When I first heard the concept of death to self, however, some kind of truth echoed in my heart. A kind of paradoxical joy bubbled up within me. I didn’t understand it at all - it was foreign information for a woman saturated in the culture of radical feminism. But still, I was attracted and began to experiment with “little deaths”. Strange victories happened within me and I began to wonder if there wasn’t something to it!

As a woman called to vocation of marriage, I found I had lots of opportunities to practice these “deaths to self”. And I also began to realize that I could not enter into these life (death?) choices alone. I was too weak. My spiritual life began to blossom, and I began to rely on Jesus Christ and His Church for the grace to give of myself in this way. Of course, if God intends you to grow in a certain virtue, He gives you lots of opportunities to try it out! Ugh! How often I had to choose the high road of the Scripture passage which compels us to find the interests of others as more important than our own. Sometimes this was required of me without even being recognized, appreciated, or thanked! Double death to self! Over the long run however, it became evident to me that God was working. My husband Tom and I both began to “offer ourselves as living sacrifices” to God and to each other. My experiences in dying to self didn’t kill me I found out! In fact, I felt freer and happier than I had ever felt before.

Being a student for years now of the wonderful teaching of Blessed John Paul II, the Theology of the Body, I hear the same message repeated. John Paul calls it a gift of self. He offers me a more profound way to look at it. What I offer is a gift, even more than a death. The Theology of the Body also leads us into contemplating how we offer the gift. Do we do so freely, totally, faithfully, and fruitfully? If we do, then we offer real love. Real love hurts sometimes, but there is always an element of real joy.

And this is precisely how we are sustained in giving on this earthly journey – through redemption in Jesus Christ. Jesus teaches me to die to my own will, to make room for the Holy Will of God. This primary death to self, leads us into the very heart of God, Who then sends us out to love and give ourselves generously to the needs and interests of the other.

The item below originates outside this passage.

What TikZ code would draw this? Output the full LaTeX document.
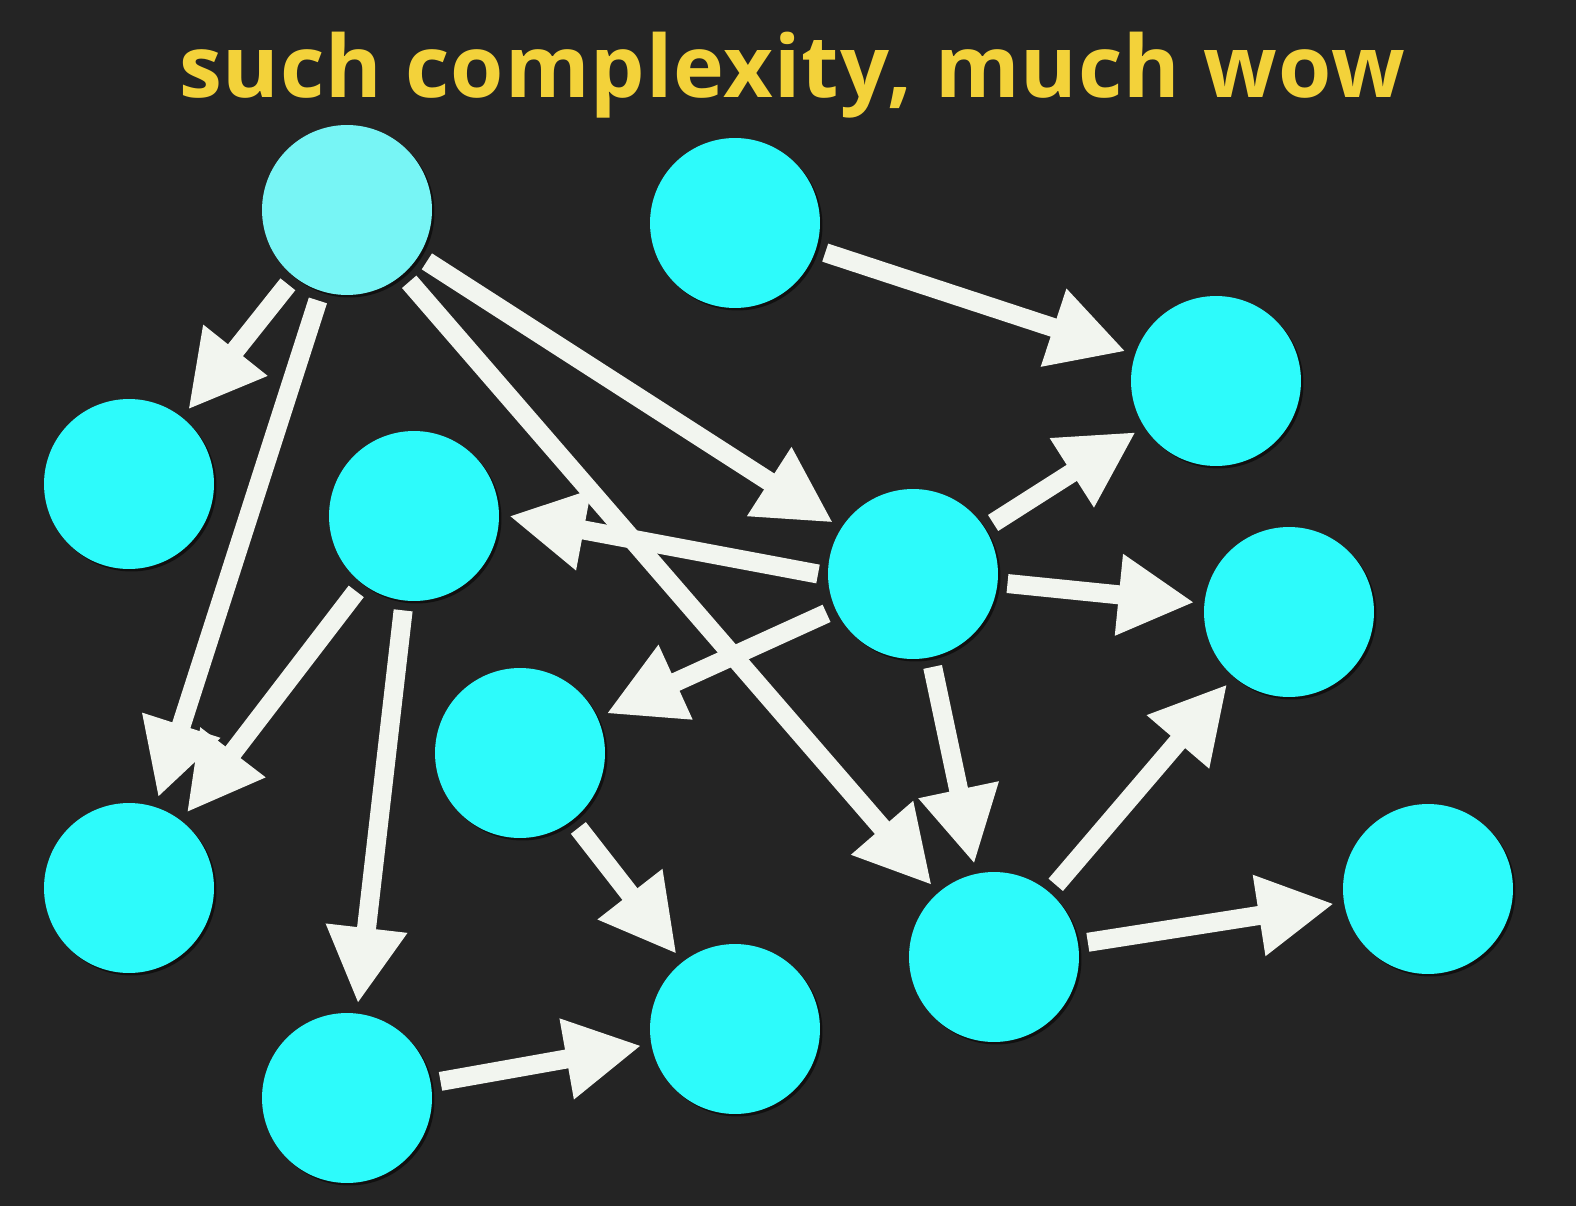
\documentclass[tikz,border=0pt]{standalone}
\usepackage{fontspec}
\setmainfont{Open Sans}
\usetikzlibrary{arrows.meta,shadows}

\definecolor{bg}{RGB}{36,36,36}
\definecolor{dotcyan}{RGB}{45,251,251}
\definecolor{dotpale}{RGB}{119,245,245}
\definecolor{linkcol}{RGB}{242,245,239}
\definecolor{wow}{RGB}{243,210,58}

\tikzset{
  dot/.style={circle,fill=dotcyan,minimum size=3.4cm,inner sep=0pt,outer sep=0.2cm,
    drop shadow={shadow xshift=0.05cm,shadow yshift=-0.05cm,opacity=0.55,fill=black}},
  link/.style={draw=linkcol,line width=0.38cm,-{Triangle[length=1.52cm,width=1.53cm]}},
}

\begin{document}
\begin{tikzpicture}[x=0.02cm,y=-0.02cm]
  \fill[bg] (0,0) rectangle (1576,1206);
  \useasboundingbox (0,0) rectangle (1576,1206);
  \node[anchor=base,text=wow,font=\bfseries\fontsize{49}{59}\selectfont\addfontfeature{LetterSpace=1.2}] (title) at (792,97.5) {such complexity, much wow};

  \node[dot,fill=dotpale] (a) at (347,210) {};
  \node[dot] (b) at (735,223) {};
  \node[dot] (c) at (1216,381) {};
  \node[dot] (d) at (129,484) {};
  \node[dot] (e) at (414,516) {};
  \node[dot] (f) at (913,574) {};
  \node[dot] (g) at (1289,612) {};
  \node[dot] (h) at (520,753) {};
  \node[dot] (i) at (129,888) {};
  \node[dot] (j) at (1428,889) {};
  \node[dot] (k) at (994,957) {};
  \node[dot] (l) at (735,1029) {};
  \node[dot] (m) at (347,1098) {};

  \foreach \from/\to in {b/c,a/d,a/i,a/f,a/k,e/i,e/m,f/c,f/g,f/h,f/k,h/l,k/g,k/j,m/l}
    \draw[link] (\from) -- (\to);
  \draw[link] (f.west) -- (e.east);
\end{tikzpicture}
\end{document}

Are we not describing here the one salvific act that provides for all this – the one true gift of selfless love? Jesus Christ, in obedience to the Will of the Father, did not deem equality with God something to be grasped at. Instead He emptied Himself, accepting death, even death on the cross. (Philippians 2: 7-8). And now I can really see from experience in my own marriage and family, this death is not the end. The cross leads to the resurrection. Every death to self leads to life! In a world dark and distorted by division, distance, and dire need to “look out for number one”, we can shine like stars on the horizon. Death to self – it won’t kill ya!